# Storing and Accessing objects via Descartes Labs Storage
## Blob Demo

The Storage module provides users with the ability to upload, store, and access a wide variety of objects in the Descartes Labs infrastructure. Object type is intentionally arbitrary to enable users to store and access things like compute logs, model weight parameters, ...etc. 

Storage objects are accessible by an associated `Blob` object. These `Blob`s are queryable by name, geospatial location (E.g., points, polygons,...etc.), and assigned tags. `Blob`s  can be downloaded to local files or retrieved directly as Python `bytes` objects. Storage supports the same sharing mechanisms as Catalog products and includes `owners`, `writers`, and `readers` attributes.

**Improvement notes coming:**
 * Interoperability with Explorer
 * Access Batch Compute results via Storage
 * Expiration dates for Storage objects

In [None]:
import json, os

import descarteslabs as dl
from descarteslabs.catalog import Blob, properties as p

### Store JSON information as Blob

First let's create a new `Blob` with a JSON object for data, and an associated geometry. For example, let's say that we have the geometry for a field of hops in Yakima Vally, WA and want to connect it with some (very brief) information the crop. 

In [None]:
# JSON of crop info
crop_info = {
    "crop": "hops",
    "acreage": 450,
}
# Geometry for the field
field_geom = {
    "type": "Polygon",
    "coordinates": [
        [
            [-120.4023, 46.551],
            [-120.3859, 46.551],
            [-120.3859, 46.5534],
            [-120.4023, 46.5534],
        ]
    ],
}

As with creating an `Image` in the Catalog module, you construct an unsaved `Blob` with whatever attributes you desire, and then use either the `upload()` method to upload a file from the local filesystem, or the `upload_data()` method to upload arbitrary python data. All data is handled as bytes internally; strings will be automatically encoded using UTF-8, anything else should be serialized to byte or string data. Upon completion of the upload, the `Blob` object will have all the recorded attributes populated.

*Note* `Blob` names must be _unique to your organization's namespace_, for this demo we will include a unique string as to avoid organization conflicts.

In [None]:
from uuid import uuid4

blob = Blob(
    name=f"hop_field_info_demo-{uuid4()}",
    geometry=field_geom,
    tags=["hops_project", "storage_demo"],
)
blob.upload_data(json.dumps(crop_info))
blob

The resulting saved Blob's has several attributes including those identified below. Note that the `id` is the concatenation of the `storage_type`, the `namespace`, and the `name`. (Only) The name may contain internal '/' characters.

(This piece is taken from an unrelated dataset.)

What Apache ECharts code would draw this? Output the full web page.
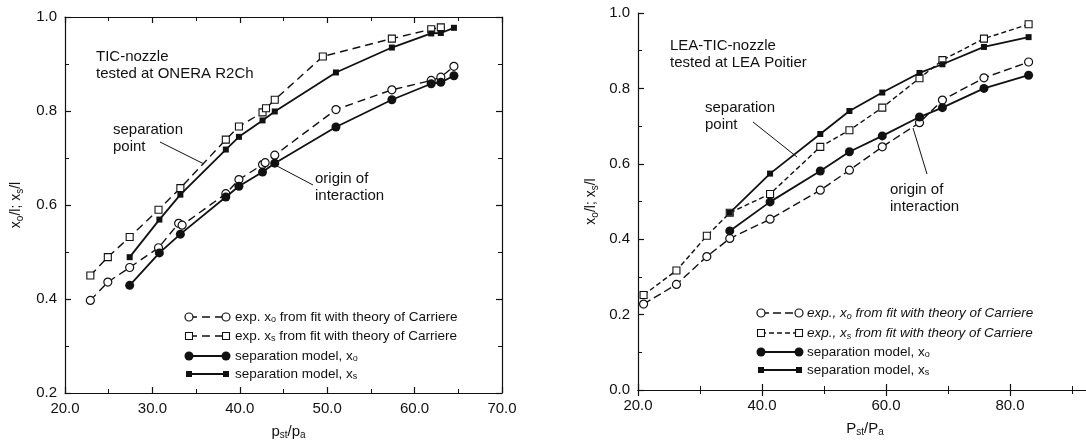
<!DOCTYPE html>
<html>
<head>
<meta charset="utf-8">
<script src="https://cdn.jsdelivr.net/npm/echarts@6/dist/echarts.min.js"></script>
<style>html,body{margin:0;padding:0;background:#fff}#c{width:1086px;height:441px}</style>
</head>
<body>
<div id="c"></div>
<script>
// ---- Left chart (TIC-nozzle, ONERA R2Ch) ----
const leftExpX0 = [[22.9,0.397],[24.9,0.436],[27.4,0.467],[30.7,0.509],[33.0,0.561],[33.4,0.557],[38.4,0.624],[39.9,0.654],[42.6,0.686],[42.9,0.690],[44.0,0.706],[51.0,0.803],[57.4,0.845],[61.9,0.865],[63.0,0.872],[64.5,0.895]];
const leftExpXs = [[22.9,0.450],[24.9,0.489],[27.4,0.532],[30.7,0.590],[33.2,0.636],[38.4,0.739],[39.9,0.767],[42.6,0.797],[43.0,0.806],[44.0,0.824],[49.5,0.916],[57.4,0.954],[61.9,0.974],[63.0,0.978]];
const leftModelX0 = [[27.4,0.429],[30.8,0.498],[33.2,0.538],[38.4,0.617],[39.9,0.640],[42.6,0.670],[44.0,0.689],[51.0,0.766],[57.4,0.824],[61.9,0.858],[63.0,0.861],[64.5,0.875]];
const leftModelXs = [[27.4,0.489],[30.8,0.569],[33.2,0.622],[38.4,0.718],[39.9,0.745],[42.6,0.780],[44.0,0.799],[51.0,0.882],[57.4,0.935],[61.9,0.965],[63.0,0.966],[64.5,0.977]];

// ---- Right chart (LEA-TIC-nozzle, LEA Poitier) ----
const rightExpX0 = [[20.9,0.228],[26.2,0.280],[31.1,0.354],[34.8,0.402],[41.3,0.453],[49.4,0.530],[54.1,0.583],[59.4,0.645],[65.4,0.709],[69.1,0.769],[75.8,0.828],[83.0,0.870]];
const rightExpXs = [[20.9,0.252],[26.2,0.317],[31.1,0.409],[34.8,0.470],[41.3,0.520],[49.4,0.645],[54.1,0.689],[59.4,0.749],[65.4,0.827],[69.1,0.875],[75.8,0.932],[83.0,0.970]];
const rightModelX0 = [[34.8,0.422],[41.3,0.499],[49.4,0.581],[54.1,0.632],[59.4,0.674],[65.4,0.724],[69.1,0.749],[75.8,0.800],[83.0,0.835]];
const rightModelXs = [[34.8,0.470],[41.3,0.574],[49.4,0.679],[54.1,0.740],[59.4,0.789],[65.4,0.841],[69.1,0.864],[75.8,0.910],[83.0,0.936]];

const leftLegend = ['exp. x{sub|o} from fit with theory of Carriere','exp. x{sub|s} from fit with theory of Carriere','separation model, x{sub|o}','separation model, x{sub|s}'];
const rightLegend = ['{it|exp., x}{its|o}{it| from fit with theory of Carriere}','{it|exp., x}{its|s}{it| from fit with theory of Carriere}','separation model, x{sub|o}','separation model, x{sub|s}'];

const INK = '#111';
const FONT = 'Liberation Sans, Arial, sans-serif';
const chart = echarts.init(document.getElementById('c'));

function axisBase(extra){
  return Object.assign({
    type:'value',
    axisLine:{show:true,lineStyle:{color:INK,width:1.2}},
    axisTick:{show:true,inside:true,length:6,lineStyle:{color:INK,width:1.2}},
    minorTick:{show:true,splitNumber:2,length:4,lineStyle:{color:INK,width:1}},
    splitLine:{show:false},
    axisLabel:{show:true,color:INK,fontSize:15,fontFamily:FONT,formatter:v=>v.toFixed(1)}
  },extra);
}
const subRich = {
  sub:{fontSize:10,fontFamily:FONT,color:INK,padding:[7,0,0,0]}
};

function series(data, xi, yi, kind, dash){
  const s = {type:'line',data:data,xAxisIndex:xi,yAxisIndex:yi,animation:false,z:kind.startsWith('model')?3:2,
    lineStyle:{color:INK,width:kind.startsWith('model')?1.8:1.4,type:dash||'solid'}};
  if(kind==='expC'){s.symbol='circle';s.symbolSize=8;s.itemStyle={color:'#fff',borderColor:INK,borderWidth:1.2};}
  if(kind==='expS'){s.symbol='rect';s.symbolSize=7;s.itemStyle={color:'#fff',borderColor:INK,borderWidth:1.1};}
  if(kind==='modelC'){s.symbol='circle';s.symbolSize=9;s.itemStyle={color:INK};}
  if(kind==='modelS'){s.symbol='rect';s.symbolSize=6;s.itemStyle={color:INK};}
  return s;
}

function legendGraphic(x0,x1,tx,ys,texts,dashes){
  const g=[];
  const kinds=['expC','expS','modelC','modelS'];
  ys.forEach((y,i)=>{
    g.push({type:'line',shape:{x1:x0,y1:y,x2:x1,y2:y},style:{stroke:INK,lineWidth:i<2?1.4:1.8,lineDash:dashes[i]}});
    [x0,x1].forEach(x=>{
      const k=kinds[i];
      if(k==='expC') g.push({type:'circle',shape:{cx:x,cy:y,r:4},style:{fill:'#fff',stroke:INK,lineWidth:1.2},z:10});
      if(k==='expS') g.push({type:'rect',shape:{x:x-3.5,y:y-3.5,width:7,height:7},style:{fill:'#fff',stroke:INK,lineWidth:1.1},z:10});
      if(k==='modelC') g.push({type:'circle',shape:{cx:x,cy:y,r:4.5},style:{fill:INK},z:10});
      if(k==='modelS') g.push({type:'rect',shape:{x:x-3,y:y-3,width:6,height:6},style:{fill:INK},z:10});
    });
    g.push({type:'text',x:tx,y:y,style:{text:texts[i],fill:INK,font:'13.5px '+FONT,verticalAlign:'middle',
      rich:{sub:{fontSize:9,fontFamily:FONT,fill:INK,padding:[6,0,0,0]},
            it:{fontSize:13.5,fontStyle:'italic',fontFamily:FONT,fill:INK},
            its:{fontSize:9,fontStyle:'italic',fontFamily:FONT,fill:INK,padding:[6,0,0,0]}}}});
  });
  return g;
}

function txt(x,y,t){return {type:'text',x:x,y:y,style:{text:t,fill:INK,font:'15px '+FONT,lineHeight:17}};}
function ln(x1,y1,x2,y2){return {type:'line',shape:{x1,y1,x2,y2},style:{stroke:INK,lineWidth:1}};}

const graphics = [].concat(
  [txt(96,48,'TIC-nozzle\ntested at ONERA R2Ch'),
   txt(113,121,'separation\npoint'), ln(160,142,204,164),
   txt(315,170,'origin of\ninteraction'), ln(313,185,277,166),
   txt(670,37,'LEA-TIC-nozzle\ntested at LEA Poitier'),
   txt(705,99,'separation\npoint'), ln(753,122,797,157),
   txt(890,181,'origin of\ninteraction'), ln(927,174,913,128)],
  legendGraphic(189,226,235,[317,336,356,374],leftLegend,[[8,5],[8,5],null,null]),
  legendGraphic(761,799,807,[313,333,352,370],rightLegend,[[8,4],[5,3],null,null])
);

chart.setOption({
  animation:false,
  backgroundColor:'#fff',
  grid:[
    {left:65,top:17,width:437,height:376,outerBoundsMode:'none',containLabel:false},
    {left:638,top:13,width:496,height:377,outerBoundsMode:'none',containLabel:false}
  ],
  xAxis:[
    axisBase({gridIndex:0,min:20,max:70,interval:10,position:'bottom',
      name:'p{sub|st}/p{sub|a}',nameLocation:'middle',nameGap:30,nameTextStyle:{color:INK,fontSize:15,fontFamily:FONT,rich:subRich,padding:[0,0,0,10]}}),
    axisBase({gridIndex:0,min:20,max:70,interval:10,position:'top',axisLabel:{show:false}}),
    axisBase({gridIndex:1,min:20,max:100,interval:20,position:'bottom',
      name:'P{sub|st}/P{sub|a}',nameLocation:'middle',nameGap:30,nameTextStyle:{color:INK,fontSize:15,fontFamily:FONT,rich:subRich,padding:[0,42,0,0]}}),
    axisBase({gridIndex:1,min:20,max:100,interval:20,position:'top',axisLabel:{show:false}})
  ],
  yAxis:[
    axisBase({gridIndex:0,min:0.2,max:1.0,interval:0.2,position:'left',
      name:'x{sub|o}/l; x{sub|s}/l',nameLocation:'middle',nameGap:40,nameRotate:90,nameTextStyle:{color:INK,fontSize:14,fontFamily:FONT,rich:subRich}}),
    axisBase({gridIndex:0,min:0.2,max:1.0,interval:0.2,position:'right',axisLabel:{show:false}}),
    axisBase({gridIndex:1,min:0,max:1.0,interval:0.2,position:'left',
      name:'x{sub|o}/l; x{sub|s}/l',nameLocation:'middle',nameGap:38,nameRotate:90,nameTextStyle:{color:INK,fontSize:14,fontFamily:FONT,rich:subRich}}),
    axisBase({gridIndex:1,min:0,max:1.0,interval:0.2,position:'right',axisLabel:{show:false}})
  ],
  series:[
    series(leftExpX0,0,0,'expC',[8,5]),
    series(leftExpXs,0,0,'expS',[8,5]),
    series(leftModelX0,0,0,'modelC'),
    series(leftModelXs,0,0,'modelS'),
    series(rightExpX0,2,2,'expC',[8,4]),
    series(rightExpXs,2,2,'expS',[5,3]),
    series(rightModelX0,2,2,'modelC'),
    series(rightModelXs,2,2,'modelS')
  ],
  graphic:graphics
});
</script>
</body>
</html>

If we inspect the `ID` field we can break the namespace down further:
* `data/` is the object type
* `your-organization-name:your-user-hash/` is your organization's namespace
* `hop_field_demo-XXXXX` is the `Blob` object's unique name

In [None]:
print("Blob ID:", blob.id)
print("Blob size:", blob.size_bytes)
print("Blob geometry: ", blob.geometry)
print("Blob assigned tags: ", blob.tags)

To see the remaining attributes available, run the cell below

### Storing a file

If we want to store a file in Storage, let's say a derived GeoTIFF of the NIR and red bands for a Sentinel-2 L2A image, we can create our `Blob` object with the desired attributes and use the `.upload()` method to upload directly from a local file.

In [None]:
file_blob = Blob(
    namespace=f"hop_yields_project-{uuid4()}",
    name=f"sentinel-2_image_demo-{uuid4()}",
    readers=["group:hop_researchers"],
    tags=[
        "storage_demo"
    ],  # Even if no tags are assigned, an empty list should be passed here
)
file_blob.upload("data/rgb.tif")
file_blob

In [None]:
# Get your organization ID
org = dl.auth.Auth().payload["org"]
file_blob = Blob(
    namespace="storage_demo",
    name="yakima_valley",
    readers=[f"org:{org}"],
    tags=[
        "storage_demo"
    ],  # Even if no tags are assigned, an empty list should be passed here
)
file_blob.upload("data/yakima.geojson")
file_blob

Also note, for this upload we set a specific `namespace` to store this object as part of the "hope_yields_project" within our organization. The previous blob received the default `namespace`, which is the owner's org. A specified `namespace` will automatically be prefixed with the user's `org` to ensure that while users within an org can work in the same namespaces, there can be no collisions between users in different orgs.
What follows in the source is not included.